┌─ EXTRACTED MATERIAL

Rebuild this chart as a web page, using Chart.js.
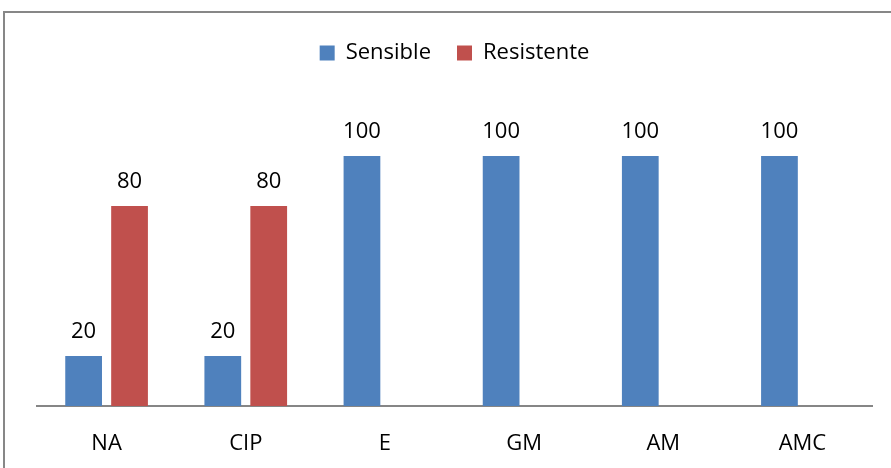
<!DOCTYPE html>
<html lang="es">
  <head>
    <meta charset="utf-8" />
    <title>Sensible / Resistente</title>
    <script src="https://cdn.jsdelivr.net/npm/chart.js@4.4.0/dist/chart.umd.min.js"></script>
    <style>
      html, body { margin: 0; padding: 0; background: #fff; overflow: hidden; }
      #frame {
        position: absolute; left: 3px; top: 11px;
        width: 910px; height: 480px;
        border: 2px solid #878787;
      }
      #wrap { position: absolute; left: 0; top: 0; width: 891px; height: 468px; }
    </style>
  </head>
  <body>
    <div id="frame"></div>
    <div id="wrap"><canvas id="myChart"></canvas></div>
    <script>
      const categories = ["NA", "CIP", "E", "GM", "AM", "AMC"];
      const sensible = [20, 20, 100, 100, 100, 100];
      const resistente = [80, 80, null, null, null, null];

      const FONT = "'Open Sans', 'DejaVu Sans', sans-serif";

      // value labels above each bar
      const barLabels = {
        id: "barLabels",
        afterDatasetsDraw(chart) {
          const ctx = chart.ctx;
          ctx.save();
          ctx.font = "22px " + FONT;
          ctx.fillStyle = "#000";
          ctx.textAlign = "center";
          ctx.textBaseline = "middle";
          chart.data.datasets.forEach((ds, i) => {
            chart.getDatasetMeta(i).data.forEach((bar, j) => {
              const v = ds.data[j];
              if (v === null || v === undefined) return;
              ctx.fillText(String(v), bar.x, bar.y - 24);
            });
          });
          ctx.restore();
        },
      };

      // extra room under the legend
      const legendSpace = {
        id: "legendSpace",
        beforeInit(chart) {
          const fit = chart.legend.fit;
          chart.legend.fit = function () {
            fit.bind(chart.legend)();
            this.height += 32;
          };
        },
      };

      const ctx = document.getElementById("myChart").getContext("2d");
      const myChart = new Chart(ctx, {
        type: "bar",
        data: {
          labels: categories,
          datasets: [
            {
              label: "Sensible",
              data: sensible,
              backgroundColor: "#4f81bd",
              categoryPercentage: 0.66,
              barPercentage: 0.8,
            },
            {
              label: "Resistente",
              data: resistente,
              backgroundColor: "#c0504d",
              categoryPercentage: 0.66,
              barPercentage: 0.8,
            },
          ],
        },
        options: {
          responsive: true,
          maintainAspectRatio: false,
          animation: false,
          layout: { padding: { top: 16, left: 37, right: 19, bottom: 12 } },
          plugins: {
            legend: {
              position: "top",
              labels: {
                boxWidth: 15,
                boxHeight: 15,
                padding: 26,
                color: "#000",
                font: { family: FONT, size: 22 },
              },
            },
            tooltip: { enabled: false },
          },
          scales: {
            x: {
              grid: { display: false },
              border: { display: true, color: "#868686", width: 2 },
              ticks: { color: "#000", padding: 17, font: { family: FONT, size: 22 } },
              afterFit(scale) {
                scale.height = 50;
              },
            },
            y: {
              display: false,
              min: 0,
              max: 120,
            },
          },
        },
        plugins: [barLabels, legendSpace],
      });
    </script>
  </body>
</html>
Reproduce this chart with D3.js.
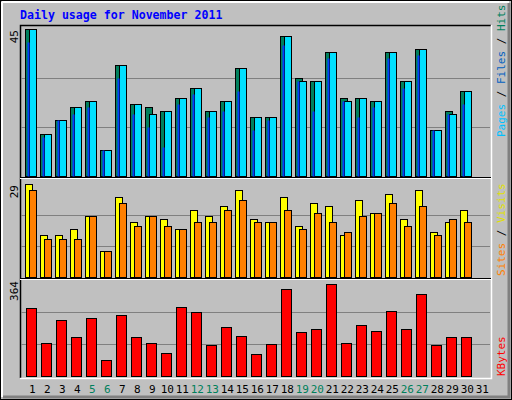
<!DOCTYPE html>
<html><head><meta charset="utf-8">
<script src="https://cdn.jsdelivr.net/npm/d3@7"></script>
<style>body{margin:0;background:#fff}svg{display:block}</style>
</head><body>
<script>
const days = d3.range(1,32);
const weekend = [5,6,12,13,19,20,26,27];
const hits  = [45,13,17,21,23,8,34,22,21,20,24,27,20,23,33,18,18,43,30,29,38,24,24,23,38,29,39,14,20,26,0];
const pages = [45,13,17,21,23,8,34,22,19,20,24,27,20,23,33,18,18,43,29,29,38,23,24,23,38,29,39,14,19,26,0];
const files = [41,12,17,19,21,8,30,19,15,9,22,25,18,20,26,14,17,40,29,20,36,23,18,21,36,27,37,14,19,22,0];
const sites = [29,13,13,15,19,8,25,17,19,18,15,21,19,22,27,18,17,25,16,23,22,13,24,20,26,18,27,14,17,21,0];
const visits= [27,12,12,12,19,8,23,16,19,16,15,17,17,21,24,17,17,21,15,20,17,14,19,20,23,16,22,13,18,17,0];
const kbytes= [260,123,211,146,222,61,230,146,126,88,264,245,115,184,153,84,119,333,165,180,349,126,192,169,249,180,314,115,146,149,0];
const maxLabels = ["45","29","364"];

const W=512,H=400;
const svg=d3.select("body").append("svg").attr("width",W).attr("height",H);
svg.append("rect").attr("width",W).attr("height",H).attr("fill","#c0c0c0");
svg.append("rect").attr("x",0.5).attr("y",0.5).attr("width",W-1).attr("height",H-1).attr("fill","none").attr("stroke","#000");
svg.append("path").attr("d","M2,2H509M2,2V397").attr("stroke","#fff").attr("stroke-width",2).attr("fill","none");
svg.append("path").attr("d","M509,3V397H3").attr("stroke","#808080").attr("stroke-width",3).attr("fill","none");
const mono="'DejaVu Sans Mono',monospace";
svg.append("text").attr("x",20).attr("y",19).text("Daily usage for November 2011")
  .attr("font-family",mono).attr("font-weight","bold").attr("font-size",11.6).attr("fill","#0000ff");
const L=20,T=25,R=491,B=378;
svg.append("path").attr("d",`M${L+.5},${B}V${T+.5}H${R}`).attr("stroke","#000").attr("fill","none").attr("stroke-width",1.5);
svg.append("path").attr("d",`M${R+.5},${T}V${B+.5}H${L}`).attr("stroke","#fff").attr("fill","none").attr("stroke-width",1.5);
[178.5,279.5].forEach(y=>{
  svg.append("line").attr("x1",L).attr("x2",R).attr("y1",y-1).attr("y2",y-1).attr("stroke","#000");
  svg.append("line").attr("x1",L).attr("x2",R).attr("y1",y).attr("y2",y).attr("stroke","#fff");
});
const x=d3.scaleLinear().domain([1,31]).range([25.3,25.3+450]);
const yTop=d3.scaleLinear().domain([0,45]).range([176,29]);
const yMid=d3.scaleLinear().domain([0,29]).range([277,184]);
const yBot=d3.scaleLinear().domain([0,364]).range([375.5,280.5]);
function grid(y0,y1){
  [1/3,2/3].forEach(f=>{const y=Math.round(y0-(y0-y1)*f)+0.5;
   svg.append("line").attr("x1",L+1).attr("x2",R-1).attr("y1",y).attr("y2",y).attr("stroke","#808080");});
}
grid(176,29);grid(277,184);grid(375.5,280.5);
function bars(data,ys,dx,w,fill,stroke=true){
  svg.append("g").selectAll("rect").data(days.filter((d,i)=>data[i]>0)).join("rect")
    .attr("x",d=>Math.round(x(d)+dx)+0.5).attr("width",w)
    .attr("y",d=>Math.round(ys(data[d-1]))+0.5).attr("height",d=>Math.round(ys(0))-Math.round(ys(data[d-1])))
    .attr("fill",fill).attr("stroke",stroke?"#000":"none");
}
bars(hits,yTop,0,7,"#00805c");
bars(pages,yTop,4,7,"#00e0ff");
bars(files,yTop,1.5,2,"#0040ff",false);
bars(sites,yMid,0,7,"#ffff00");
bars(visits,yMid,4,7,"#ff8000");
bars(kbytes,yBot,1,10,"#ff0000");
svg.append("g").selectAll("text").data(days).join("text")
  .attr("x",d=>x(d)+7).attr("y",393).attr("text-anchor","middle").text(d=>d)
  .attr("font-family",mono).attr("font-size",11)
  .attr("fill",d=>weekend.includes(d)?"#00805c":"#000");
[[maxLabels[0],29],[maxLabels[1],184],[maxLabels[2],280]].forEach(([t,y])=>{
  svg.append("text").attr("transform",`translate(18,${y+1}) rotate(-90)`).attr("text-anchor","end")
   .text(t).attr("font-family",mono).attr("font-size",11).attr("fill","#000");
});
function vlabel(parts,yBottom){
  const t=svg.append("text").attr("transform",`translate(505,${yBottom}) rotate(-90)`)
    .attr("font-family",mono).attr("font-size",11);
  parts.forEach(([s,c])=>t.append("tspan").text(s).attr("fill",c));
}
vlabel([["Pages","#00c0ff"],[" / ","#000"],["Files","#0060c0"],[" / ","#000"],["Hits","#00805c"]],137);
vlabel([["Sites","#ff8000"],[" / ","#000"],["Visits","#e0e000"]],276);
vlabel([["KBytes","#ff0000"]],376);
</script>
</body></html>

└─
┌─ EXTRACTED MATERIAL

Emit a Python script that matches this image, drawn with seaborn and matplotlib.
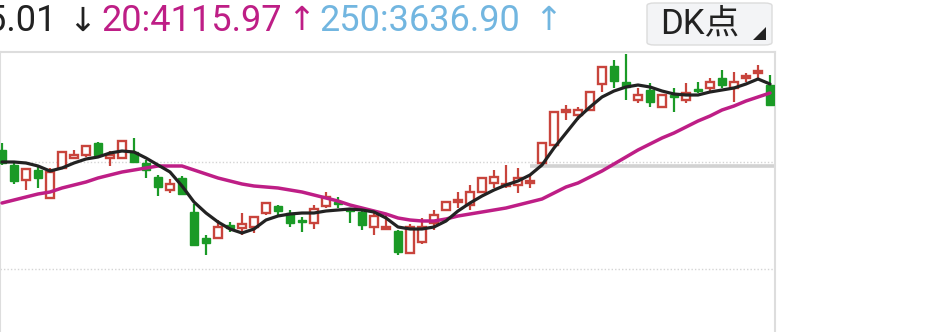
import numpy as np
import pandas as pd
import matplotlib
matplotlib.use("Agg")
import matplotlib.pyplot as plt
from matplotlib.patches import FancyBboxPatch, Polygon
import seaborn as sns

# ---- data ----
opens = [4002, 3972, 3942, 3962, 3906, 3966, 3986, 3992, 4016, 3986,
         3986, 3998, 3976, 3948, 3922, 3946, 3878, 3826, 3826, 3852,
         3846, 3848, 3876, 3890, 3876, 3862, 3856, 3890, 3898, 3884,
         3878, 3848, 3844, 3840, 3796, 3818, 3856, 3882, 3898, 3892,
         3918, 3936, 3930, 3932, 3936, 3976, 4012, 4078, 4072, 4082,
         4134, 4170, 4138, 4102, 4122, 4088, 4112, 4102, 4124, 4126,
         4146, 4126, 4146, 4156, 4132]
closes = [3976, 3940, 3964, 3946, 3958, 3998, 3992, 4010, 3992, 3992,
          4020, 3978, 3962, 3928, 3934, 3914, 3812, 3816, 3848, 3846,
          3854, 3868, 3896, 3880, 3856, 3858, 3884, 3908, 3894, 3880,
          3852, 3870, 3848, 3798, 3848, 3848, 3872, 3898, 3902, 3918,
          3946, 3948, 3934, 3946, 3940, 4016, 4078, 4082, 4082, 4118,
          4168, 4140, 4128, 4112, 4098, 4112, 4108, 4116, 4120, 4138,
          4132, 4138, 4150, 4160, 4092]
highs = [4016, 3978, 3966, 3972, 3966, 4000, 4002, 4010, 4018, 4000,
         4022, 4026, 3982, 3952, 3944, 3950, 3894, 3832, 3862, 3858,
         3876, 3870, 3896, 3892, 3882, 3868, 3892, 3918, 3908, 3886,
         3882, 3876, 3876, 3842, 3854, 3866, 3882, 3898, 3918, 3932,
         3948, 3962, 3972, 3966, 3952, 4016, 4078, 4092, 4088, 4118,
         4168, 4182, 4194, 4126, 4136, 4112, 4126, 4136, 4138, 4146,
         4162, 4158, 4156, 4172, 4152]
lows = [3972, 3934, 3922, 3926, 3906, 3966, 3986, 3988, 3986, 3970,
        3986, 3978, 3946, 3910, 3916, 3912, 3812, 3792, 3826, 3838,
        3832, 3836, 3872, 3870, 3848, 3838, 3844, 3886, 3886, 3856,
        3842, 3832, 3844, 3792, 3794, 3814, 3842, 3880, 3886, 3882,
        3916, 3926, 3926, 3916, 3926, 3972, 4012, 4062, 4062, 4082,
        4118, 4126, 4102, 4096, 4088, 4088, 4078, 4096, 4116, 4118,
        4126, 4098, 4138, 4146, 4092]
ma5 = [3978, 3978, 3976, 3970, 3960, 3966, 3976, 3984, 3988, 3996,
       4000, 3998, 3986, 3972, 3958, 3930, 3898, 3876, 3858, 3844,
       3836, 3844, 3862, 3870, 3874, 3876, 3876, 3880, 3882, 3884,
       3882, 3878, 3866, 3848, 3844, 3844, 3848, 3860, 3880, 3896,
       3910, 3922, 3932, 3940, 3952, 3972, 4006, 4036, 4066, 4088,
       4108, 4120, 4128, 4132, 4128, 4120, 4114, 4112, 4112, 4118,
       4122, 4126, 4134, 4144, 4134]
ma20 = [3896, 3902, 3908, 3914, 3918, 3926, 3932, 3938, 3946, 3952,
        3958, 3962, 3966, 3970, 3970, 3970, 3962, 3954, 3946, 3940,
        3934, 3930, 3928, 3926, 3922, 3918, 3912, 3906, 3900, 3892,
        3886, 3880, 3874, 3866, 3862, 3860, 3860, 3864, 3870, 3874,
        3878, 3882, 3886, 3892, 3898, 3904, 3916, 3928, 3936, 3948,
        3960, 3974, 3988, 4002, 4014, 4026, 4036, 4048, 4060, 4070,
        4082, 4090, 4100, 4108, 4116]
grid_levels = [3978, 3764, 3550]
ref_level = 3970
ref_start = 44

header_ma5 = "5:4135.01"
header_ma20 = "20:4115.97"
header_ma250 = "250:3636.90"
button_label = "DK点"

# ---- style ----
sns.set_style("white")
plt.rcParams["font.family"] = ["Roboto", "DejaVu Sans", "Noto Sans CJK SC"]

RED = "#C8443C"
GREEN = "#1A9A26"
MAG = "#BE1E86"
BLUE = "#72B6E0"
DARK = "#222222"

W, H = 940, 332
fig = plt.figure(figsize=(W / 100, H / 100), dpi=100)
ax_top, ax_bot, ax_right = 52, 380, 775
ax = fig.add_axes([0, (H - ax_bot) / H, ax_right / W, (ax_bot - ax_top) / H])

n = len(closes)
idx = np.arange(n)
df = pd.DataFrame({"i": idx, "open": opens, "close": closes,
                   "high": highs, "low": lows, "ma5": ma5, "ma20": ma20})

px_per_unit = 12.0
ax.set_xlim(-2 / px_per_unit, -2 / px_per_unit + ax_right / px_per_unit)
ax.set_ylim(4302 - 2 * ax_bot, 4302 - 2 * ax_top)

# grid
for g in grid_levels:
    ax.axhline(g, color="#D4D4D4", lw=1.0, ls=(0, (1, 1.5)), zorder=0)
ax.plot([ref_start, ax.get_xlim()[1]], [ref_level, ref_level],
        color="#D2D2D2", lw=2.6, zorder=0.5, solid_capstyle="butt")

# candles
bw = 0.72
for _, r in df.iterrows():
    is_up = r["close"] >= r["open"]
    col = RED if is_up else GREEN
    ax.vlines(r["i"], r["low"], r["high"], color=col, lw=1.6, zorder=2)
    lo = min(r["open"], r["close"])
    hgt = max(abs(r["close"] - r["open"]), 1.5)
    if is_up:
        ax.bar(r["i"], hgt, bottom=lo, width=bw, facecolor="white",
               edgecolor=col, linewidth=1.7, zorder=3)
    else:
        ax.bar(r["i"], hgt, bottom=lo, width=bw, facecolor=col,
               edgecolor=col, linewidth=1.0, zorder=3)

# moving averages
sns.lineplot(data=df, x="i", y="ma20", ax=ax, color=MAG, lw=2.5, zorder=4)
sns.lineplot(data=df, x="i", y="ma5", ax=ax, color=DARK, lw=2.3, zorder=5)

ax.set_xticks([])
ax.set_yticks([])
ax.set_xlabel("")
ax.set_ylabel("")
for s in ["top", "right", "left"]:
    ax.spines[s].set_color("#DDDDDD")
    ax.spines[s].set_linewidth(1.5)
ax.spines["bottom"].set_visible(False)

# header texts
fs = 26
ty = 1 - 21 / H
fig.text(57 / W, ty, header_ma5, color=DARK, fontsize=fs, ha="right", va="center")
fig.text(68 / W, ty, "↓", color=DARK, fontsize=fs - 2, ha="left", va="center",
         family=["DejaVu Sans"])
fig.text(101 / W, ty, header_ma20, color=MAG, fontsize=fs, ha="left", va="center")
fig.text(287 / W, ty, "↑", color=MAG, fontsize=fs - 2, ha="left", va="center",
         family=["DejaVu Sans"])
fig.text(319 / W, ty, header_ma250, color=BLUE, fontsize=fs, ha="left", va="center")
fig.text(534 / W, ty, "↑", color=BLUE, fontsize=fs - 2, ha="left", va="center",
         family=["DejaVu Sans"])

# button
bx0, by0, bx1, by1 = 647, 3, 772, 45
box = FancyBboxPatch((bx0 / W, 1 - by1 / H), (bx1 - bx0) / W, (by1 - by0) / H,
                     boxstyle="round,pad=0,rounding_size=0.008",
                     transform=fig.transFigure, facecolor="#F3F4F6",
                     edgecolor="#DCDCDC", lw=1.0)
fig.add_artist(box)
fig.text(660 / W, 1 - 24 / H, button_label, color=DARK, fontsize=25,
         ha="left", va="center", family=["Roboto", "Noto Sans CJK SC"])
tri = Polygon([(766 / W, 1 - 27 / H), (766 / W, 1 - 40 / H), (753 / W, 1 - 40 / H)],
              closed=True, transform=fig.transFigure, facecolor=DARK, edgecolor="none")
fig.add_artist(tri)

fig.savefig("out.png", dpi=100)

└─
┌─ EXTRACTED MATERIAL

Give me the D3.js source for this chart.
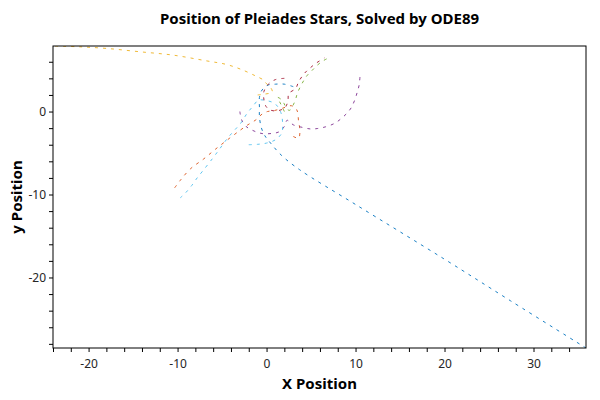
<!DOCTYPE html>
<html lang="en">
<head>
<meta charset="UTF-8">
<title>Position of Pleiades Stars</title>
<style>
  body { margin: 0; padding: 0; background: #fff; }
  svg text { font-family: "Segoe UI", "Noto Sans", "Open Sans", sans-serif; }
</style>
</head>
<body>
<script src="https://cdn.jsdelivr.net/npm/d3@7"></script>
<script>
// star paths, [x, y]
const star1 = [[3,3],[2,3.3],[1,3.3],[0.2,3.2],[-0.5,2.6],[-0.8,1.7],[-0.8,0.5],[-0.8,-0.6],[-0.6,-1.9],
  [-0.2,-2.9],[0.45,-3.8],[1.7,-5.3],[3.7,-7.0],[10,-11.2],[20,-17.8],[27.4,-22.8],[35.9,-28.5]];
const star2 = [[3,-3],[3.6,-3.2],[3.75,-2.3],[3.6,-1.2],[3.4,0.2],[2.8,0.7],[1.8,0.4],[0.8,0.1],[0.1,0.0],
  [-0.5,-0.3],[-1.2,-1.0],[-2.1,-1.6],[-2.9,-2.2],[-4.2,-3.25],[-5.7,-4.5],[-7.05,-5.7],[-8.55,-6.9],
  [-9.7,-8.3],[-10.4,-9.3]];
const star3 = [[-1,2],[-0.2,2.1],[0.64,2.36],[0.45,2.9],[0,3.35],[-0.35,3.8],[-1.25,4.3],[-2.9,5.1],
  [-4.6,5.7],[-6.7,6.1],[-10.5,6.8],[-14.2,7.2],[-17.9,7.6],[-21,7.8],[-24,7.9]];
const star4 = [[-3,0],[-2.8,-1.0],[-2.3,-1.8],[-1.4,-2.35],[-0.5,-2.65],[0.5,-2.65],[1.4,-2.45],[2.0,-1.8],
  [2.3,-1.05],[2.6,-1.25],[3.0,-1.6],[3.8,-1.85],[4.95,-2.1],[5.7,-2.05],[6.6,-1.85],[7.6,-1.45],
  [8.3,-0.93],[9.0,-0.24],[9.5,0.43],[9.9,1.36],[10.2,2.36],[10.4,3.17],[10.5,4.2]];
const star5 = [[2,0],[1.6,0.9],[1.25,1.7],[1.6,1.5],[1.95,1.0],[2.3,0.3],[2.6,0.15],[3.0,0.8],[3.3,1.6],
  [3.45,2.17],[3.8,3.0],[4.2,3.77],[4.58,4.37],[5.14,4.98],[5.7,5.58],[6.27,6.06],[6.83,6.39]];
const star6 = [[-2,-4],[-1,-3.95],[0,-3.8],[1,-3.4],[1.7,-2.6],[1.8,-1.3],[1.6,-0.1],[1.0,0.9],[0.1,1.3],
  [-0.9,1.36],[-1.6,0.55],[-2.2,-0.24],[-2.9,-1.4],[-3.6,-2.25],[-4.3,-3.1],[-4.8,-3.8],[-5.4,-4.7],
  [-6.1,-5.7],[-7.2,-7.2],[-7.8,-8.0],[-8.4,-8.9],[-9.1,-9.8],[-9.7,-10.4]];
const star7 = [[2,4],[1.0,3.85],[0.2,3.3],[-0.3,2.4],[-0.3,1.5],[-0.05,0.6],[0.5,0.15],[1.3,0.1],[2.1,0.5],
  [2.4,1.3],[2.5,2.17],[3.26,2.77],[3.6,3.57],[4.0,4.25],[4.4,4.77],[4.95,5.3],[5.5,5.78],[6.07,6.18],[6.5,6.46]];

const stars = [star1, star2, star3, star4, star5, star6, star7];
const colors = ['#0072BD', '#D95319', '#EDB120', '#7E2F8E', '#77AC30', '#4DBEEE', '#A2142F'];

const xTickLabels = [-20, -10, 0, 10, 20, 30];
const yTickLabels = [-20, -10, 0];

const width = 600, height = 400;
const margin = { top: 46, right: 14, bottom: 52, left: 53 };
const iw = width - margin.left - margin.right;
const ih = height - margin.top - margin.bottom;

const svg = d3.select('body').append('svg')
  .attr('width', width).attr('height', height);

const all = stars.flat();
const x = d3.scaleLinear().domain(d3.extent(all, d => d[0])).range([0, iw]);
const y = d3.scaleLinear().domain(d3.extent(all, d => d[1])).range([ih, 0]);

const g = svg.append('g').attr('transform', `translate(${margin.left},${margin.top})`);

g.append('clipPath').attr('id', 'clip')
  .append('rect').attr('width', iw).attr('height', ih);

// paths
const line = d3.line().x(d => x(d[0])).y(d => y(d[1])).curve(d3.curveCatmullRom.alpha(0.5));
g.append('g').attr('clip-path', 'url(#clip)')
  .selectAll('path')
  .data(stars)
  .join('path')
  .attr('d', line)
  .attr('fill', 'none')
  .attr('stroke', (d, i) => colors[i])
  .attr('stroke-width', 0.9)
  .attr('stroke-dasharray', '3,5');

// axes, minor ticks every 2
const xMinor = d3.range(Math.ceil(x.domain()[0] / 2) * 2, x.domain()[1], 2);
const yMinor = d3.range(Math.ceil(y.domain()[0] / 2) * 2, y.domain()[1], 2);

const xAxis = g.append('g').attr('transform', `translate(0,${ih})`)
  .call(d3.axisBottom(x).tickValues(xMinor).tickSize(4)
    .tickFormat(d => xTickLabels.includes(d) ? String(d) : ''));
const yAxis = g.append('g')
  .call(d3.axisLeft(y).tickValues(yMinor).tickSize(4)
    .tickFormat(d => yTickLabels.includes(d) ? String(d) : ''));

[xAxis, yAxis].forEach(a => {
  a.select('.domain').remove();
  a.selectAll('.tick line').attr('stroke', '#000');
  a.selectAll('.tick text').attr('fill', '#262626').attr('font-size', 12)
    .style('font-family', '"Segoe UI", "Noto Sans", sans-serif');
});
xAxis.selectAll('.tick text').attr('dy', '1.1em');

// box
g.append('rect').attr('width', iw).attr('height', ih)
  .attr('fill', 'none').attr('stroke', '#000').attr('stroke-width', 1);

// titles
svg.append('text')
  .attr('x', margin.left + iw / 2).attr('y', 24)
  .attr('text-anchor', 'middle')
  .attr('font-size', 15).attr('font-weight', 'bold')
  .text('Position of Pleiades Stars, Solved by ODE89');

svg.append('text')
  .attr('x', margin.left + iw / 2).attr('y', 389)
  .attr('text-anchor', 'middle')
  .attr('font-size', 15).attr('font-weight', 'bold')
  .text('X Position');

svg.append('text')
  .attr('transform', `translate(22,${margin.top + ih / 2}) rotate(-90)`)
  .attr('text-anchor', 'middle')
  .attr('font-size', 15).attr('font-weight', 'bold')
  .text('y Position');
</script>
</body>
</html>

└─

**WORK TO DO:**
Write out the lines beginning with the one that contains "Emit a Python" and ending with the one that contains "import seaborn as sns", exactly as given. Leave pictures out.

**REPLY:**
Emit a Python script that matches this image, drawn with seaborn and matplotlib.
import numpy as np
import pandas as pd
import matplotlib
matplotlib.use("Agg")
import matplotlib.pyplot as plt
from matplotlib.patches import FancyBboxPatch, Polygon
import seaborn as sns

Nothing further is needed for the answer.